### [Collected material]

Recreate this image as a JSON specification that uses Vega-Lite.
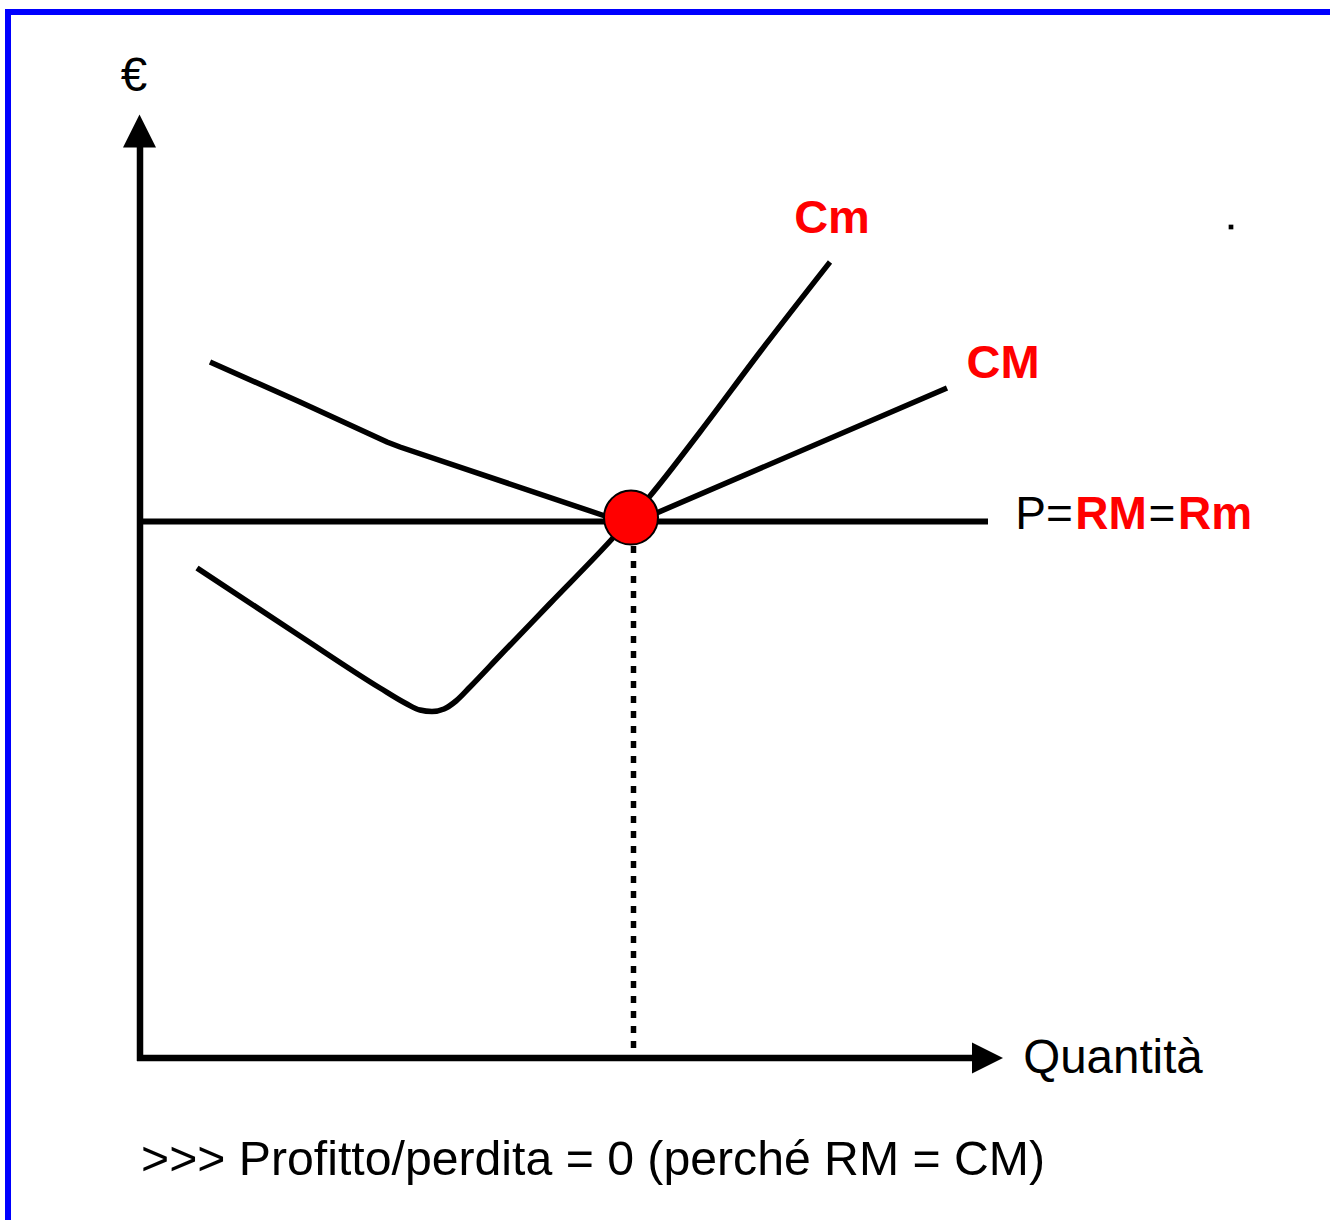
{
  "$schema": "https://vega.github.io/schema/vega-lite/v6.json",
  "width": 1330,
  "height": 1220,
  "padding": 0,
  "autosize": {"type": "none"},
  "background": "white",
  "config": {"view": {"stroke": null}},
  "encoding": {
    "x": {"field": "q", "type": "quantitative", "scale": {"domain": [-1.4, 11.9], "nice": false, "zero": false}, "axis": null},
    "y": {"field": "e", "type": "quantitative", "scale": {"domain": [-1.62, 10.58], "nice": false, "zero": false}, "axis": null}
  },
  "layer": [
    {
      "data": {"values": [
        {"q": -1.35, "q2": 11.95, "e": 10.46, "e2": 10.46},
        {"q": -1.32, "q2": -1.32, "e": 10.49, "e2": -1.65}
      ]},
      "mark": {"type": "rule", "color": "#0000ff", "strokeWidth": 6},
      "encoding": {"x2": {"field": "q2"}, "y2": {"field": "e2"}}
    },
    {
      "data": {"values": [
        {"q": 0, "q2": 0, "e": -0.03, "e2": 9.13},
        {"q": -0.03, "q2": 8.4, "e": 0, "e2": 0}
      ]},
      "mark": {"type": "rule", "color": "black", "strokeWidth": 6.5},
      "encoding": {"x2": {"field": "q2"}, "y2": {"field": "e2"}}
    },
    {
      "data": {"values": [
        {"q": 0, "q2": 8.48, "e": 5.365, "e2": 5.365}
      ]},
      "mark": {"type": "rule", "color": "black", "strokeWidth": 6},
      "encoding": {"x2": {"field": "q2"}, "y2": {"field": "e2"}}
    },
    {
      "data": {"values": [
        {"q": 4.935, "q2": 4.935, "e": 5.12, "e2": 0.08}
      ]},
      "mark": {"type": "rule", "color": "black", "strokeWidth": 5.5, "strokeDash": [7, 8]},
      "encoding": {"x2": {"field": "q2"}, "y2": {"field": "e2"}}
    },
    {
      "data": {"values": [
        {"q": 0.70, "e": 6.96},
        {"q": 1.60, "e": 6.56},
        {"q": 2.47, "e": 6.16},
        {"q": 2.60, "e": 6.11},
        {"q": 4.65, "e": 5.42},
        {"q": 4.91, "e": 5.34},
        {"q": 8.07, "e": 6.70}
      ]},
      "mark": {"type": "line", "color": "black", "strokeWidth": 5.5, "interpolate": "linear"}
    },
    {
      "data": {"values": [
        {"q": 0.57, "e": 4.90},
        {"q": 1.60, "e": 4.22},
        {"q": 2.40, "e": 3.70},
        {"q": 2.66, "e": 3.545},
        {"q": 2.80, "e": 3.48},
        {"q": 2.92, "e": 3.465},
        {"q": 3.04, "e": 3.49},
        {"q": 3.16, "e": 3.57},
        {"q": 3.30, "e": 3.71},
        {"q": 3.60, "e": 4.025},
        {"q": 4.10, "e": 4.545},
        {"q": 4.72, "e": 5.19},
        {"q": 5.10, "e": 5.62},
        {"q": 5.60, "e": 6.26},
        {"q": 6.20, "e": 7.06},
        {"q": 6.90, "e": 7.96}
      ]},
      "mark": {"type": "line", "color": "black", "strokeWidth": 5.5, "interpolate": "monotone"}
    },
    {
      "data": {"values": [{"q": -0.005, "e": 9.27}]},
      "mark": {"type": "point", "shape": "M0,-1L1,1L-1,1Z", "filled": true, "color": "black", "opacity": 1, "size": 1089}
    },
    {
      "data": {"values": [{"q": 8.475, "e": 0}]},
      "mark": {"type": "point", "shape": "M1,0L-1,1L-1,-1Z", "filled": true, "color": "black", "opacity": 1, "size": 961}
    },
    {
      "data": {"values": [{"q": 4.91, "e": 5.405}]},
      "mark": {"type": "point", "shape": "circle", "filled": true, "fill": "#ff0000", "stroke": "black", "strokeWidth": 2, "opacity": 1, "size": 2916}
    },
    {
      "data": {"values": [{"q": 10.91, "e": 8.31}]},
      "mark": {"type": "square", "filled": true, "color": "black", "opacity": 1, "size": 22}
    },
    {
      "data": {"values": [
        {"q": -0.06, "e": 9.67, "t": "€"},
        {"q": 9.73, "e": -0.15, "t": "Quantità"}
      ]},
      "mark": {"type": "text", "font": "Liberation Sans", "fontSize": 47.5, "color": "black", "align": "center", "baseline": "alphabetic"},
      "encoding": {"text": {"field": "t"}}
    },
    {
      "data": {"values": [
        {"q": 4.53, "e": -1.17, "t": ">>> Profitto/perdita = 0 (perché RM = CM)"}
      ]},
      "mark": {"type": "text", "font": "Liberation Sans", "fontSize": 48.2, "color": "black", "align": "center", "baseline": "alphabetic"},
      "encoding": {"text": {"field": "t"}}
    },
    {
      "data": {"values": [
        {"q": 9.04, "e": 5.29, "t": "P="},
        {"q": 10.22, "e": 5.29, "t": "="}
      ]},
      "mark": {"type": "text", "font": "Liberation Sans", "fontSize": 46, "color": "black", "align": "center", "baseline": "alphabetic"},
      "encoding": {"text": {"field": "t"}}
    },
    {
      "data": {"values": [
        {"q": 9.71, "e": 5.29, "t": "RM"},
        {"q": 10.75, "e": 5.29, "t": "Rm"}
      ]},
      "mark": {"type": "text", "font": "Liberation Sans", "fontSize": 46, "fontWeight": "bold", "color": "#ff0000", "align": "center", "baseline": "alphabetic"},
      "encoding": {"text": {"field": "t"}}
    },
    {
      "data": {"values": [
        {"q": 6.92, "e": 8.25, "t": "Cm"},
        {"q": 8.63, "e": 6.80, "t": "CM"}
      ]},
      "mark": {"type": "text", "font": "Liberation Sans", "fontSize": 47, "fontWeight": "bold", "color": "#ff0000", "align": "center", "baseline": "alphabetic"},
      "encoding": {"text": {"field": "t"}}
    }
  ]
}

### [Description of the task]
Exclude the images, then output the data above word for word.

### [Solution to this task]
Recreate this image as a JSON specification that uses Vega-Lite.
{
  "$schema": "https://vega.github.io/schema/vega-lite/v6.json",
  "width": 1330,
  "height": 1220,
  "padding": 0,
  "autosize": {"type": "none"},
  "background": "white",
  "config": {"view": {"stroke": null}},
  "encoding": {
    "x": {"field": "q", "type": "quantitative", "scale": {"domain": [-1.4, 11.9], "nice": false, "zero": false}, "axis": null},
    "y": {"field": "e", "type": "quantitative", "scale": {"domain": [-1.62, 10.58], "nice": false, "zero": false}, "axis": null}
  },
  "layer": [
    {
      "data": {"values": [
        {"q": -1.35, "q2": 11.95, "e": 10.46, "e2": 10.46},
        {"q": -1.32, "q2": -1.32, "e": 10.49, "e2": -1.65}
      ]},
      "mark": {"type": "rule", "color": "#0000ff", "strokeWidth": 6},
      "encoding": {"x2": {"field": "q2"}, "y2": {"field": "e2"}}
    },
    {
      "data": {"values": [
        {"q": 0, "q2": 0, "e": -0.03, "e2": 9.13},
        {"q": -0.03, "q2": 8.4, "e": 0, "e2": 0}
      ]},
      "mark": {"type": "rule", "color": "black", "strokeWidth": 6.5},
      "encoding": {"x2": {"field": "q2"}, "y2": {"field": "e2"}}
    },
    {
      "data": {"values": [
        {"q": 0, "q2": 8.48, "e": 5.365, "e2": 5.365}
      ]},
      "mark": {"type": "rule", "color": "black", "strokeWidth": 6},
      "encoding": {"x2": {"field": "q2"}, "y2": {"field": "e2"}}
    },
    {
      "data": {"values": [
        {"q": 4.935, "q2": 4.935, "e": 5.12, "e2": 0.08}
      ]},
      "mark": {"type": "rule", "color": "black", "strokeWidth": 5.5, "strokeDash": [7, 8]},
      "encoding": {"x2": {"field": "q2"}, "y2": {"field": "e2"}}
    },
    {
      "data": {"values": [
        {"q": 0.70, "e": 6.96},
        {"q": 1.60, "e": 6.56},
        {"q": 2.47, "e": 6.16},
        {"q": 2.60, "e": 6.11},
        {"q": 4.65, "e": 5.42},
        {"q": 4.91, "e": 5.34},
        {"q": 8.07, "e": 6.70}
      ]},
      "mark": {"type": "line", "color": "black", "strokeWidth": 5.5, "interpolate": "linear"}
    },
    {
      "data": {"values": [
        {"q": 0.57, "e": 4.90},
        {"q": 1.60, "e": 4.22},
        {"q": 2.40, "e": 3.70},
        {"q": 2.66, "e": 3.545},
        {"q": 2.80, "e": 3.48},
        {"q": 2.92, "e": 3.465},
        {"q": 3.04, "e": 3.49},
        {"q": 3.16, "e": 3.57},
        {"q": 3.30, "e": 3.71},
        {"q": 3.60, "e": 4.025},
        {"q": 4.10, "e": 4.545},
        {"q": 4.72, "e": 5.19},
        {"q": 5.10, "e": 5.62},
        {"q": 5.60, "e": 6.26},
        {"q": 6.20, "e": 7.06},
        {"q": 6.90, "e": 7.96}
      ]},
      "mark": {"type": "line", "color": "black", "strokeWidth": 5.5, "interpolate": "monotone"}
    },
    {
      "data": {"values": [{"q": -0.005, "e": 9.27}]},
      "mark": {"type": "point", "shape": "M0,-1L1,1L-1,1Z", "filled": true, "color": "black", "opacity": 1, "size": 1089}
    },
    {
      "data": {"values": [{"q": 8.475, "e": 0}]},
      "mark": {"type": "point", "shape": "M1,0L-1,1L-1,-1Z", "filled": true, "color": "black", "opacity": 1, "size": 961}
    },
    {
      "data": {"values": [{"q": 4.91, "e": 5.405}]},
      "mark": {"type": "point", "shape": "circle", "filled": true, "fill": "#ff0000", "stroke": "black", "strokeWidth": 2, "opacity": 1, "size": 2916}
    },
    {
      "data": {"values": [{"q": 10.91, "e": 8.31}]},
      "mark": {"type": "square", "filled": true, "color": "black", "opacity": 1, "size": 22}
    },
    {
      "data": {"values": [
        {"q": -0.06, "e": 9.67, "t": "€"},
        {"q": 9.73, "e": -0.15, "t": "Quantità"}
      ]},
      "mark": {"type": "text", "font": "Liberation Sans", "fontSize": 47.5, "color": "black", "align": "center", "baseline": "alphabetic"},
      "encoding": {"text": {"field": "t"}}
    },
    {
      "data": {"values": [
        {"q": 4.53, "e": -1.17, "t": ">>> Profitto/perdita = 0 (perché RM = CM)"}
      ]},
      "mark": {"type": "text", "font": "Liberation Sans", "fontSize": 48.2, "color": "black", "align": "center", "baseline": "alphabetic"},
      "encoding": {"text": {"field": "t"}}
    },
    {
      "data": {"values": [
        {"q": 9.04, "e": 5.29, "t": "P="},
        {"q": 10.22, "e": 5.29, "t": "="}
      ]},
      "mark": {"type": "text", "font": "Liberation Sans", "fontSize": 46, "color": "black", "align": "center", "baseline": "alphabetic"},
      "encoding": {"text": {"field": "t"}}
    },
    {
      "data": {"values": [
        {"q": 9.71, "e": 5.29, "t": "RM"},
        {"q": 10.75, "e": 5.29, "t": "Rm"}
      ]},
      "mark": {"type": "text", "font": "Liberation Sans", "fontSize": 46, "fontWeight": "bold", "color": "#ff0000", "align": "center", "baseline": "alphabetic"},
      "encoding": {"text": {"field": "t"}}
    },
    {
      "data": {"values": [
        {"q": 6.92, "e": 8.25, "t": "Cm"},
        {"q": 8.63, "e": 6.80, "t": "CM"}
      ]},
      "mark": {"type": "text", "font": "Liberation Sans", "fontSize": 47, "fontWeight": "bold", "color": "#ff0000", "align": "center", "baseline": "alphabetic"},
      "encoding": {"text": {"field": "t"}}
    }
  ]
}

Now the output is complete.